In May this year, the Independent reported that 11 students had been suspended from the University of Warwick, after posting rape jokes and racist slurs on Facebook.
The content of the posts was condemned by the Student Union, along with “all forms of sexism, racism, antisemitism [sic], ableism, and threats of violence in the strongest possible terms” and according to student newspaper The Boar, uni bosses received three formal complaints and nearly 100 screen shots of the group chat as evidence.
It’s not the first time students have been reported for racist activity this year. Several law students at the University were expelled for racist content in WhatsApp conversations and shared on line. Sheffield Hallam staff allegedly called a black student a monkey and threw a banana at them during an ice hockey match with the University of Sheffield.
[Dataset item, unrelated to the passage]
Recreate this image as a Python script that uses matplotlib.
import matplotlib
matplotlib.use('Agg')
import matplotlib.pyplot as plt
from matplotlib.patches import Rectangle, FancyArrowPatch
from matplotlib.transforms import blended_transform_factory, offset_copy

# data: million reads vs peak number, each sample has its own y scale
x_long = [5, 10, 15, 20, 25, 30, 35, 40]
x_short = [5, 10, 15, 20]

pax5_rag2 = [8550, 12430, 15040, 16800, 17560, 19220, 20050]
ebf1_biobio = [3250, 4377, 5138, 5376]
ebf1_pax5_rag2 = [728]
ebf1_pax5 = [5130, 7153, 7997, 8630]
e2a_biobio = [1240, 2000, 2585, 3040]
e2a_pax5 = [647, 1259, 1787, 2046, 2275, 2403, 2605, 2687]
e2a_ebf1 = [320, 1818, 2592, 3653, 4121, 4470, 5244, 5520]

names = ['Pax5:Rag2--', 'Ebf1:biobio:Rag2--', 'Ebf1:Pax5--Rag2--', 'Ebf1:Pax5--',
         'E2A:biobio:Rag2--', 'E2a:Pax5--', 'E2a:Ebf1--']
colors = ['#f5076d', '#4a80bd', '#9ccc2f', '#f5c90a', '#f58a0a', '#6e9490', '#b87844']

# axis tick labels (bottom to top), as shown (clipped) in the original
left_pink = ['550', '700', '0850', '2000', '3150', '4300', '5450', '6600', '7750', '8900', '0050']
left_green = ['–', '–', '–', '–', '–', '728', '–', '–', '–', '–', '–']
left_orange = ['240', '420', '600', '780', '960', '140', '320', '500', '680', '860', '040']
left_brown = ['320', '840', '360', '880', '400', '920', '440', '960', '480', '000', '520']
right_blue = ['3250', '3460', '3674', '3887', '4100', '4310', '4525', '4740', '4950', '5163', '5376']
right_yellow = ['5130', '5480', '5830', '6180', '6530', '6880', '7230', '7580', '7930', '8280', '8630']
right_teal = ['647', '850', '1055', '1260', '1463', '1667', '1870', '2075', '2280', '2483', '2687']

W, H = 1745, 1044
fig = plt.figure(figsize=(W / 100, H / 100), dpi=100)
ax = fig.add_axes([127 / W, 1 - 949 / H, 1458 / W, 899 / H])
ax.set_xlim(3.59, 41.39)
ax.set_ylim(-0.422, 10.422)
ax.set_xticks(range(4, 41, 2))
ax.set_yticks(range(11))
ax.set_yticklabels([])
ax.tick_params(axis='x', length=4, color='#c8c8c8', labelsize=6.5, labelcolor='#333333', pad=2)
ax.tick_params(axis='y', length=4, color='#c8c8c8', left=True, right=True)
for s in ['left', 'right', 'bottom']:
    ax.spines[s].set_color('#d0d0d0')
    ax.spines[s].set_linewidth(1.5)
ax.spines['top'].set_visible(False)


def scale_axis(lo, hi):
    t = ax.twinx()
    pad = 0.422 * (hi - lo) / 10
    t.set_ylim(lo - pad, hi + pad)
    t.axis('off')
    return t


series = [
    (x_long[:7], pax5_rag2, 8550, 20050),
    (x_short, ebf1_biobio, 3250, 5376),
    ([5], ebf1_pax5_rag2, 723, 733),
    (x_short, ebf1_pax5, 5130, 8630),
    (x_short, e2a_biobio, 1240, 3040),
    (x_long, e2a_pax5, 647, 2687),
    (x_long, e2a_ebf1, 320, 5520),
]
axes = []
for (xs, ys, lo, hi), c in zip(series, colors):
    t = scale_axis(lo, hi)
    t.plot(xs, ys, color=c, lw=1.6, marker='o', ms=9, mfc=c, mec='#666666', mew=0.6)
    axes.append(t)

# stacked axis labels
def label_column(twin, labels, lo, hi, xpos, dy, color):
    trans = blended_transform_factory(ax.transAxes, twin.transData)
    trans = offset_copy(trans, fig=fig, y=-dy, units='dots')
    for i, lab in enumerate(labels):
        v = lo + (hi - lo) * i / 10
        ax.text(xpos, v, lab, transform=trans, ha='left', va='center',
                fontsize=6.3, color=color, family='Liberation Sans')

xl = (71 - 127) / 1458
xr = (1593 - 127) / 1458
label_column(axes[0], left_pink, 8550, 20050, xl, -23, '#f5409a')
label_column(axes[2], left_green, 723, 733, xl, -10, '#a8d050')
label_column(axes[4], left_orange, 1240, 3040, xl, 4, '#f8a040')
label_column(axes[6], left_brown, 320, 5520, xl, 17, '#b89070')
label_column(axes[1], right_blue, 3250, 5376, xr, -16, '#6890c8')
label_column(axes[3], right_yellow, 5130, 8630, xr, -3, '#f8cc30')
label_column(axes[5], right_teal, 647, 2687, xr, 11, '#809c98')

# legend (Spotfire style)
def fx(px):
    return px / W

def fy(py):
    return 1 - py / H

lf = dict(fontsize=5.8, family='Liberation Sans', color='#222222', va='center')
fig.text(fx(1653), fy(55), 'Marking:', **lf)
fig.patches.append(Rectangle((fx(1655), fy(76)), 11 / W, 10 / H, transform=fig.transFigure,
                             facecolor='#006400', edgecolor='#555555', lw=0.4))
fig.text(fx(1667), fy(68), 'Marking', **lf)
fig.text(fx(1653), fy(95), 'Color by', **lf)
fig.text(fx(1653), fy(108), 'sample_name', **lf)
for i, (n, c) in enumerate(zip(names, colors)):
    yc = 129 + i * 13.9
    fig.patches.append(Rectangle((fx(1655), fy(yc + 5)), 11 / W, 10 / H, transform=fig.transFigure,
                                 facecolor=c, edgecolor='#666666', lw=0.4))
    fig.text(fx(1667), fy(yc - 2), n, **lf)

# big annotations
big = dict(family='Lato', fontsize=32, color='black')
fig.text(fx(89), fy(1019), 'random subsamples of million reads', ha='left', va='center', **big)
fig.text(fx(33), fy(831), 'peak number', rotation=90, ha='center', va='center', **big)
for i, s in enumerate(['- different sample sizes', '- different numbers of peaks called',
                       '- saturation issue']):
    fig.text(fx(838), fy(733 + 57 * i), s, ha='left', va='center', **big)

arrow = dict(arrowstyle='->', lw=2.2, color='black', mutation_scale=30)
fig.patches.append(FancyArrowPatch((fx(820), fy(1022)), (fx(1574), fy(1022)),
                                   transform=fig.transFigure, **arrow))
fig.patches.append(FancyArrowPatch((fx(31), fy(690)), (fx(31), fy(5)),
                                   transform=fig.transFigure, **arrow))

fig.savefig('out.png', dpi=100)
The trouble with social media is that once it’s live, it’s permanent. You can delete messages, but unless you’ve the tightest security controls in place, and even then, you can’t control where the post ends up.
And you can’t control who sees it. So-called Facebook parties have been gleefully reported by the media for years – when people post the details of a party they’re having – and it gets gate crashed.
Adam and Catherine Seale returned home from a holiday to discover their son Christopher, 17, had used social media to invite friends to his party at his Highgate home. The (then) million-pound pad was trashed after a friend posted the invite on Facebook, not realising it could be publically viewed. Riot police were brought in to deal with the 600 gatecrashers, the house was wrecked and one girl had to be taken to hospital for treatment for alcohol poisoning. Another reveller vomited over a neighbour’s garden and then asked them for a postcode so his mum could come and get him.
More than 50 gatecrashers forced their way into a Merseyside home when teenager Rachel Ross inadvertently advertised her party on Facebook. The result was £15,000-worth of damage, the theft of antique weapons and jewellery and (antique) swords left embedded in walls. The partygoers also urinated on a toddler’s bed, melted the remote control in the microwave and poured bubble bath into the television.
But devastating parties aside, it’s worth remembering that it’s common practice now for employers and partners to Google people for an insight into what your CV doesn’t say about you, and what they find on-line could see your relationship being a short one.
A video of alleged racist chanting in student halls went viral earlier this year, and two teenagers appeared in court as a result. A Nottingham Trent University student posted footage of the incident, which including chants of “We hate the blacks” and “Sign the Brexit papers”, on-line leaving the teenagers facing charges of racially or religiously aggravated harassment.
This student at Nottingham Trent University recorded the racist chanting she was subjected to in her university halls pic.twitter.com/YRHWOGgdMf
— Sky News (@SkyNews) March 8, 2018
It’s worth remembering that what goes on social media, stays on social media. Be post aware.